On Weller’s most recent album, An Orchestrated Songbook: Paul Weller With Jules Buckley & The BBC Symphony, he reimagines his most classic songs in creating his own sense of late style in a triumphant and utterly heartfelt manner as can be felt in retracing his youth in the powerful renditions of “My Ever Changing Moods” and “You’re the Best Thing” from Café Bleu, and through the burnished poignancy that is captured in “You Do Something to Me,” “English Rose,” and “Andromeda.” There is something that is so particularly special about these three songs which appear as those which could only be sung in this manner with a sense of perspective that accompanies the wealth of years in one’s curated late style.
Weller’s homage is captured in his song “Bowie” which paraphrases one of David Bowie’s most famous statements, “The truth is of course is that there is no journey. We are arriving and departing all at the same time,” which Weller articulates in the first two lines of his lyrics:
“Do you know there’s no journey?
We’re arriving and departing all the time
You were just mortal like me
God is only just a melody
Make the best of every moment
We are not evolving
Or going anywhere
And it’s fine
How can the world lose his name?
Everyone is bawling again
Burn the cross or leave it
Look above, you’ll see me
We miss you everywhere”
Undoubtedly, Bowie was of immense importance in Weller’s own life in figuring on this indelible dimension of loss that is felt everywhere, and through this perspective we are able to contemplate the preciousness and fragility of being and how this must be grasped in all its beauty in the midst of our own ephemerality in the passage of time.
It is a wonder to hear Gahan and Weller at this juncture in their careers, as they continue to explore new manners in which to provide expression to the gift of their musical visions that have accompanied our own happiness, sorrows, exhilaration, and ennui.

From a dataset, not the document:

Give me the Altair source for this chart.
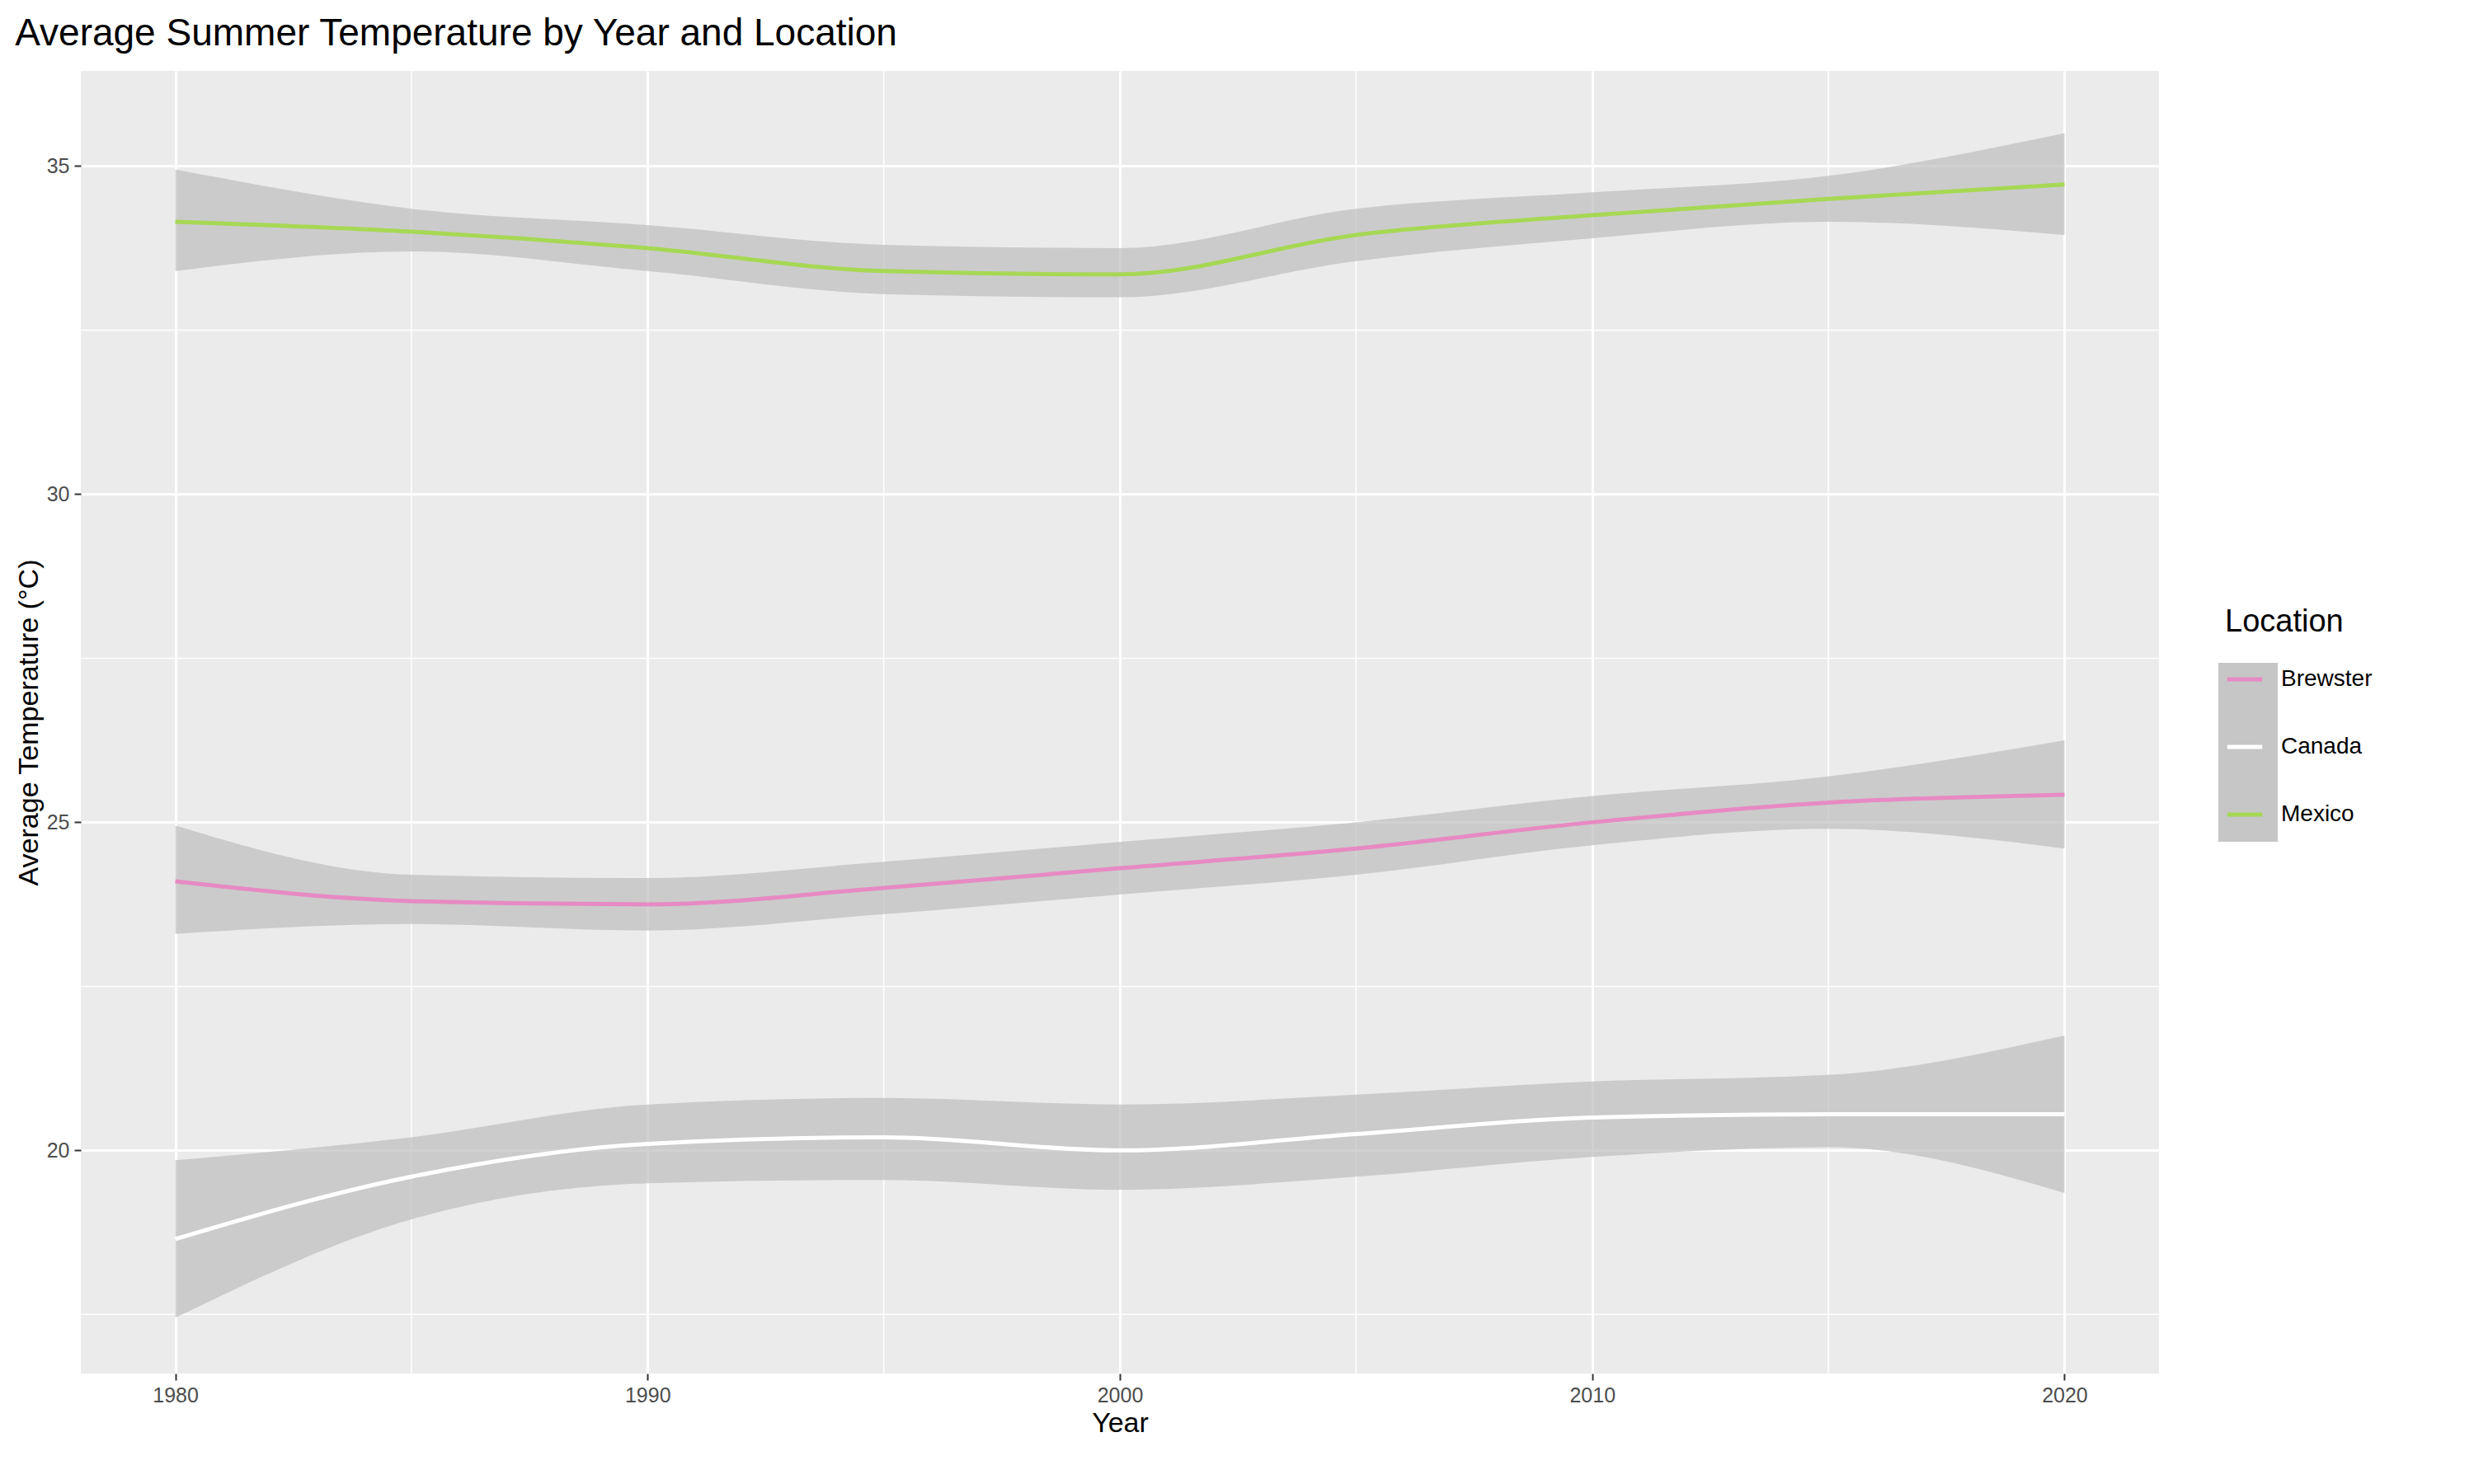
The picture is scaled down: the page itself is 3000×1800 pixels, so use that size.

The imprints of Bowie are deeply entwined within the voice and vision of the latest albums from Dave Gahan and Paul Weller, and through their late style they offer us illuminating ways to reflect on the arc and substance of our own lives as we begin this New Year in 2022.
“Something happened on the day he died
Spirit rose a metre then stepped aside
Somebody else took his place, and bravely cried
(I’m a blackstar, I’m a blackstar)
How many times does an angel fall?
How many people lie instead of talking tall?
He trod on sacred ground, he cried loud into the crowd”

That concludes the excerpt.